(To do): Pictures excluded, return the lines below from the first through the line holding "label='Cifra de negocios', zorder=2)".

(Material provided):
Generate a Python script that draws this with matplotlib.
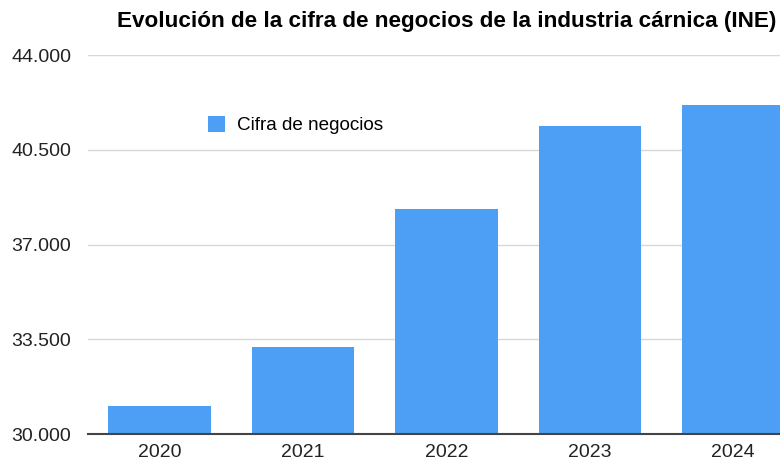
import matplotlib.pyplot as plt
from matplotlib.ticker import FuncFormatter

plt.rcParams['font.family'] = ['Liberation Sans', 'DejaVu Sans']

years = ['2020', '2021', '2022', '2023', '2024']
cifra = [31030, 33210, 38300, 41360, 42150]
yticks = [30000, 33500, 37000, 40500, 44000]

fig = plt.figure(figsize=(7.8, 4.7), dpi=100)
# axes runs past the right edge, as in the cropped original
ax = fig.add_axes([88 / 780, 36 / 470, 717 / 780, 379 / 470])

ax.bar(range(len(years)), cifra, width=0.715, color='#4c9ff5',
       label='Cifra de negocios', zorder=2)

ax.set_xlim(-0.5, len(years) - 0.5)
ax.set_ylim(30000, 44000)
ax.set_yticks(yticks)
ax.yaxis.set_major_formatter(FuncFormatter(lambda v, p: f'{int(v):,}'.replace(',', '.')))
ax.set_xticks(range(len(years)))
ax.set_xticklabels(years)
ax.tick_params(axis='both', length=0, labelsize=14, colors='#222222')
ax.tick_params(axis='y', pad=12)
ax.tick_params(axis='x', pad=7)

ax.grid(axis='y', color='#d8d8d8', linewidth=1, zorder=0)
for s in ['top', 'right', 'left']:
    ax.spines[s].set_visible(False)
ax.spines['bottom'].set_color('#444444')
ax.spines['bottom'].set_linewidth(1.5)
ax.spines['bottom'].set_zorder(3)

ax.legend(loc='upper left', bbox_to_anchor=(0.143, 0.885), frameon=False,
          fontsize=13.6, handlelength=0.95, handleheight=0.95, handletextpad=0.6)

ax.set_title('Evolución de la cifra de negocios de la industria cárnica (INE)',
             fontsize=16.2, fontweight='bold', pad=20)

fig.savefig('out.png', dpi=100)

(Response to the task):
Generate a Python script that draws this with matplotlib.
import matplotlib.pyplot as plt
from matplotlib.ticker import FuncFormatter

plt.rcParams['font.family'] = ['Liberation Sans', 'DejaVu Sans']

years = ['2020', '2021', '2022', '2023', '2024']
cifra = [31030, 33210, 38300, 41360, 42150]
yticks = [30000, 33500, 37000, 40500, 44000]

fig = plt.figure(figsize=(7.8, 4.7), dpi=100)
# axes runs past the right edge, as in the cropped original
ax = fig.add_axes([88 / 780, 36 / 470, 717 / 780, 379 / 470])

ax.bar(range(len(years)), cifra, width=0.715, color='#4c9ff5',
       label='Cifra de negocios', zorder=2)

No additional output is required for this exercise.